Vers 17h30, trois avocats constitués par les dirigeants de la chaine, se sont rendus sur les lieux et ont demandé à voir un mandat de perquisition. L'un deux a confié à Alkarama que c'est à la requête du procureur de la république du tribunal d'Alger, Sidi M'hamed, qu'il avait été procédé à la perquisition « des caméras qui ont fait des victimes » dans le cadre d'une enquête pour « diffusion non autorisée ». Les avocats se sont toutefois étonnés de ne pas voir mentionnées dans le mandat de perquisition les bases légales la justifiant.

Les gendarmes ont également séquestré les 45 personnes travaillant pour la chaine et présentes dans les locaux en leur interdisant de quitter les lieux pendant plus de quatre heures et les ont photographié et filmé, probablement pour les intimider.

Le lendemain, un groupe de gendarmes et de policiers se sont de nouveau présentés dans les locaux d'Al Atlas TV accompagnés du procureur de la république près le tribunal de Sidi M'hamed et ont alors procédé à la saisie de toutes les caméras, appareils photos et divers matériels d'enregistrement. Ils ont cependant refusé de préciser à la direction de la chaine la teneur réelle ainsi que les motifs de ces investigations.

Selon M. Hafnaoui Ghoul, directeur de la rédaction d'Al Atlas TV, ces perquisitions sont le fruit d'une « vengeance des autorités après des émissions très critiques diffusées dans la perspective de l'élection présidentielle du 17 avril ».

La chaîne Al Atlas TV s'était en effet distinguée récemment par la couverture importante des manifestations organisées contre la candidature du président Abdelaziz Bouteflika à un quatrième mandat, lors du scrutin présidentiel du 17 avril prochain notamment par le mouvement "Barakat" («Assez ! »).

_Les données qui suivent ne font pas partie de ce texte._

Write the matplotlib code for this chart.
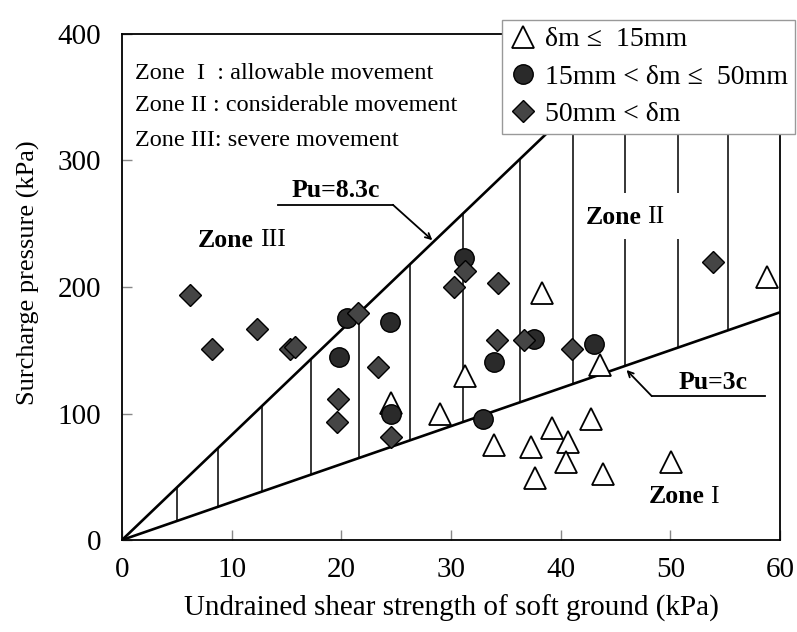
import numpy as np
import matplotlib.pyplot as plt

plt.rcParams['font.family'] = ['Liberation Serif', 'DejaVu Serif']

# undrained shear strength c (kPa) and surcharge pressure p (kPa), by max. lateral movement
tri_c = [24.5, 29.0, 31.3, 38.3, 43.6, 58.8, 33.9, 37.3, 37.7, 39.2, 40.7, 40.5, 42.8, 43.9, 50.1]
tri_p = [108, 100, 130, 195, 138, 208, 75, 73.5, 49, 88.5, 77.5, 61.7, 95.6, 52, 61.7]

cir_c = [20.5, 24.4, 19.8, 31.2, 33.9, 37.6, 43.0, 32.9, 24.5]
cir_p = [175.5, 172, 144.7, 223, 140.7, 158.9, 155, 95.6, 100]

dia_c = [6.2, 8.2, 12.3, 15.3, 15.8, 21.5, 23.3, 19.7, 19.6, 24.5,
         30.3, 31.3, 34.3, 34.2, 36.7, 41.0, 53.9]
dia_p = [193.7, 151, 166.8, 151, 152.6, 179.5, 137, 111.5, 93, 81.7,
         200, 212.6, 203, 158, 158, 151, 220]

# boundaries Pu = k*c
k_upper = 8.3
k_lower = 3.0

# hatching of zone II
hatch_c = [5.0, 8.75, 12.8, 17.2, 21.6, 26.3, 31.1, 36.3, 41.1, 45.9, 50.7, 55.3]

zone_notes = ['Zone  I  : allowable movement',
              'Zone II : considerable movement',
              'Zone III: severe movement']

legend_labels = ['\u03b4m \u2264  15mm', '15mm < \u03b4m \u2264  50mm', '50mm < \u03b4m']


fig = plt.figure(figsize=(7.97, 6.32), dpi=100)
ax = fig.add_axes([122/797, 1-540/632, 658/797, 506/632])
ax.set_xlim(0, 60)
ax.set_ylim(0, 400)

# zone boundaries
cc = np.array([0, 60])
ax.plot(cc, k_lower*cc, color='k', lw=1.9, zorder=2)
ax.plot([0, 400/k_upper], [0, 400], color='k', lw=1.9, zorder=2)

# vertical hatching, broken around the zone II label
for x in hatch_c:
    lo, hi = k_lower*x, min(k_upper*x, 400)
    if 41.5 < x < 51:
        ax.vlines(x, lo, 238, color='k', lw=1.1, zorder=1)
        ax.vlines(x, 274, hi, color='k', lw=1.1, zorder=1)
    else:
        ax.vlines(x, lo, hi, color='k', lw=1.1, zorder=1)

ax.plot(tri_c, tri_p, ls='none', marker='^', ms=16, mfc='white', mec='k', mew=1.3,
        label=legend_labels[0], zorder=3)
ax.plot(cir_c, cir_p, ls='none', marker='o', ms=14, mfc='#2a2a2a', mec='k', mew=1.0,
        label=legend_labels[1], zorder=4)
ax.plot(dia_c, dia_p, ls='none', marker='D', ms=11, mfc='#454545', mec='k', mew=1.0,
        label=legend_labels[2], zorder=5)

# zone notes
for yy, s in zip([369, 343.5, 316], zone_notes):
    ax.text(1.2, yy, s, fontsize=17.5, va='center', ha='left')

def zone_label(x, y, num):
    ax.annotate('Zone', (x, y), xytext=(-2, 0), textcoords='offset points',
                ha='right', va='center', fontsize=18.5, fontweight='bold')
    ax.annotate(num, (x, y), xytext=(2, 0), textcoords='offset points',
                ha='left', va='center', fontsize=18.5)

zone_label(12.3, 237, 'III')
zone_label(47.6, 255, 'II')
zone_label(53.4, 34, 'I')

# Pu = 8.3c callout
ax.text(19.5, 267, 'Pu=8.3c', fontsize=18.5, fontweight='bold', ha='center', va='bottom')
ax.plot([14.2, 24.7], [265, 265], color='k', lw=1.3)
ax.annotate('', xy=(28.3, 237), xytext=(24.7, 265),
            arrowprops=dict(arrowstyle='->', color='k', lw=1.3, shrinkA=0, shrinkB=0))

# Pu = 3c callout
ax.text(53.9, 115.5, 'Pu=3c', fontsize=18.5, fontweight='bold', ha='center', va='bottom')
ax.plot([48.3, 58.6], [113.8, 113.8], color='k', lw=1.3)
ax.annotate('', xy=(46.0, 134.4), xytext=(48.3, 113.8),
            arrowprops=dict(arrowstyle='->', color='k', lw=1.3, shrinkA=0, shrinkB=0))

ax.set_xticks(range(0, 61, 10))
ax.set_yticks(range(0, 401, 100))
ax.tick_params(direction='in', length=7, width=1, color='#888888', labelsize=21, pad=12)
ax.tick_params(axis='y', pad=15)
for sp in ax.spines.values():
    sp.set_linewidth(1.3)
ax.set_xlabel('Undrained shear strength of soft ground (kPa)', fontsize=21, labelpad=9)
ax.set_ylabel('Surcharge pressure (kPa)', fontsize=19)
ax.yaxis.set_label_coords(-0.125, 0.528)

leg = ax.legend(loc='upper right', bbox_to_anchor=(795/797, 1-20/632),
                bbox_transform=fig.transFigure, fontsize=20, fancybox=False,
                edgecolor='#999999', framealpha=1, borderaxespad=0, borderpad=0.25,
                handlelength=1.0, handletextpad=0.3, labelspacing=0.42)
leg.set_zorder(10)
leg.get_frame().set_linewidth(1.0)

plt.savefig('out.png', dpi=100)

Depuis ces perquisitions, la diffusion de la chaine a été suspendue. La société basée en Jordanie en charge de la diffusion du programme, aurait reçu des pressions pour cesser l'émission. Aujourd'hui, plusieurs véhicules de gendarmes en civils demeurent stationnés devant les locaux d'Al Atlas TV et les studios de la chaine ont également été mis sous scellés.

Les employés d'Al Atlas ont organisé un sit-in devant les locaux de la chaine et une conférence de presse pour protester contre les persécutions dont ils sont victimes.

Il ne fait aucun doute que la saisie du matériel, la fermeture des locaux ainsi que la suspension de diffusion d'Al Atlas TV, sont la conséquence directe de l'exercice du droit de ses journalistes à informer les citoyens algériens et à exprimer librement leurs opinions. Elles visent très clairement à museler toute critique des autorités en place.

Les persécutions judiciaires et administratives qui pourraient s'en suivre constitueraient une atteinte grave à la liberté de la presse en Algérie. Ces actions sont d'autant plus inquiétantes qu'elles interviennent dans le cadre d'une campagne d'élections présidentielles marquée par la répression de rassemblements et de manifestations pacifiques.

Aujourd'hui, jeudi 13 mars 2014, Alkarama a sollicité l'intervention urgente du Rapporteur spécial sur la liberté d'expression de l'ONU auprès des autorités algériennes afin qu'elles mettent un terme à tout acte de persécution judiciaire et administrative à l'égard de des journalistes et de la chaine de télévision Al Atlas TV.